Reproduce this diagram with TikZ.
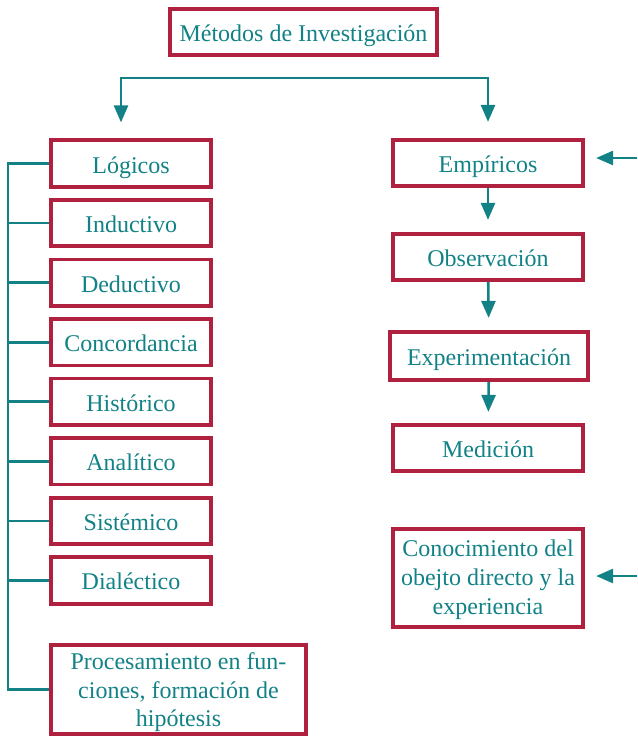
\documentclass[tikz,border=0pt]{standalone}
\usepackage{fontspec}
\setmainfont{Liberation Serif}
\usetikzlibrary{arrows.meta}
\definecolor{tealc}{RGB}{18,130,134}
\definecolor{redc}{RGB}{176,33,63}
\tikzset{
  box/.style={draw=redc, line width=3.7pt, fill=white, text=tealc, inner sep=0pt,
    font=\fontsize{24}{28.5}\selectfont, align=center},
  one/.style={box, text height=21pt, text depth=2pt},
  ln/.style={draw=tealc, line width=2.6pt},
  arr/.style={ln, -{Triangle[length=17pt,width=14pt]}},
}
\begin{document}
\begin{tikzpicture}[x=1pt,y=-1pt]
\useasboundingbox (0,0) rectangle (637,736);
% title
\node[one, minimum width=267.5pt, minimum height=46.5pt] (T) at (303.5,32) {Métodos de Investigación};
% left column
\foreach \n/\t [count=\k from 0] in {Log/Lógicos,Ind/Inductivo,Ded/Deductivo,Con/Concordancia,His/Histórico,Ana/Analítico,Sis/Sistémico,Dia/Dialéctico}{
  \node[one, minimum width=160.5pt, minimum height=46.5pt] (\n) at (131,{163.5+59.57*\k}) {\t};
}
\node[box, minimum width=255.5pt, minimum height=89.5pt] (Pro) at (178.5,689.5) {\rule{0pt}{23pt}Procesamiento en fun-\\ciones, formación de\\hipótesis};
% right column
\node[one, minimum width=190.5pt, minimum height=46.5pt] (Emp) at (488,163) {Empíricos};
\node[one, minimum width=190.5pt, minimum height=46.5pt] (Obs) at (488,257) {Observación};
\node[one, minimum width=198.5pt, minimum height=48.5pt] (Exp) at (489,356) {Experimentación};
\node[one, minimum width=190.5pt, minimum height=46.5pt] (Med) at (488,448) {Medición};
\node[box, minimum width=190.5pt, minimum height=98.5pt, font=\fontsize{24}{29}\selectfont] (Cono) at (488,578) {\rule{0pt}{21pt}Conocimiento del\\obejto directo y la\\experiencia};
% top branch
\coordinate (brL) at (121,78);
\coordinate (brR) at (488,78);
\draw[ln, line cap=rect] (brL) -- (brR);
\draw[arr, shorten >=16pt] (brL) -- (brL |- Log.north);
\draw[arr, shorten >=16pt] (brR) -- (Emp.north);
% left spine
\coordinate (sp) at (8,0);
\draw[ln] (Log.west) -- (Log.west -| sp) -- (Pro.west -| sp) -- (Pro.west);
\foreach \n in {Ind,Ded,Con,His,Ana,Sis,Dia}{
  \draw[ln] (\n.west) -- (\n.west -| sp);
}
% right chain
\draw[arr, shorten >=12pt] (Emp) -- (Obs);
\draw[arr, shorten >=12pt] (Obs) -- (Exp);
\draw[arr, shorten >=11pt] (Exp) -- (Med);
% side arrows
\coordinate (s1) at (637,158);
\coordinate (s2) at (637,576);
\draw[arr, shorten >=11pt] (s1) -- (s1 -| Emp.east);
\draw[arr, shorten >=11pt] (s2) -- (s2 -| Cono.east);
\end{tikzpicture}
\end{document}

§ **Task goal**
All of the material above is to be copied exactly, except for its images.

§ **Worked answer**
Reproduce this diagram with TikZ.
\documentclass[tikz,border=0pt]{standalone}
\usepackage{fontspec}
\setmainfont{Liberation Serif}
\usetikzlibrary{arrows.meta}
\definecolor{tealc}{RGB}{18,130,134}
\definecolor{redc}{RGB}{176,33,63}
\tikzset{
  box/.style={draw=redc, line width=3.7pt, fill=white, text=tealc, inner sep=0pt,
    font=\fontsize{24}{28.5}\selectfont, align=center},
  one/.style={box, text height=21pt, text depth=2pt},
  ln/.style={draw=tealc, line width=2.6pt},
  arr/.style={ln, -{Triangle[length=17pt,width=14pt]}},
}
\begin{document}
\begin{tikzpicture}[x=1pt,y=-1pt]
\useasboundingbox (0,0) rectangle (637,736);
% title
\node[one, minimum width=267.5pt, minimum height=46.5pt] (T) at (303.5,32) {Métodos de Investigación};
% left column
\foreach \n/\t [count=\k from 0] in {Log/Lógicos,Ind/Inductivo,Ded/Deductivo,Con/Concordancia,His/Histórico,Ana/Analítico,Sis/Sistémico,Dia/Dialéctico}{
  \node[one, minimum width=160.5pt, minimum height=46.5pt] (\n) at (131,{163.5+59.57*\k}) {\t};
}
\node[box, minimum width=255.5pt, minimum height=89.5pt] (Pro) at (178.5,689.5) {\rule{0pt}{23pt}Procesamiento en fun-\\ciones, formación de\\hipótesis};
% right column
\node[one, minimum width=190.5pt, minimum height=46.5pt] (Emp) at (488,163) {Empíricos};
\node[one, minimum width=190.5pt, minimum height=46.5pt] (Obs) at (488,257) {Observación};
\node[one, minimum width=198.5pt, minimum height=48.5pt] (Exp) at (489,356) {Experimentación};
\node[one, minimum width=190.5pt, minimum height=46.5pt] (Med) at (488,448) {Medición};
\node[box, minimum width=190.5pt, minimum height=98.5pt, font=\fontsize{24}{29}\selectfont] (Cono) at (488,578) {\rule{0pt}{21pt}Conocimiento del\\obejto directo y la\\experiencia};
% top branch
\coordinate (brL) at (121,78);
\coordinate (brR) at (488,78);
\draw[ln, line cap=rect] (brL) -- (brR);
\draw[arr, shorten >=16pt] (brL) -- (brL |- Log.north);
\draw[arr, shorten >=16pt] (brR) -- (Emp.north);
% left spine
\coordinate (sp) at (8,0);
\draw[ln] (Log.west) -- (Log.west -| sp) -- (Pro.west -| sp) -- (Pro.west);
\foreach \n in {Ind,Ded,Con,His,Ana,Sis,Dia}{
  \draw[ln] (\n.west) -- (\n.west -| sp);
}
% right chain
\draw[arr, shorten >=12pt] (Emp) -- (Obs);
\draw[arr, shorten >=12pt] (Obs) -- (Exp);
\draw[arr, shorten >=11pt] (Exp) -- (Med);
% side arrows
\coordinate (s1) at (637,158);
\coordinate (s2) at (637,576);
\draw[arr, shorten >=11pt] (s1) -- (s1 -| Emp.east);
\draw[arr, shorten >=11pt] (s2) -- (s2 -| Cono.east);
\end{tikzpicture}
\end{document}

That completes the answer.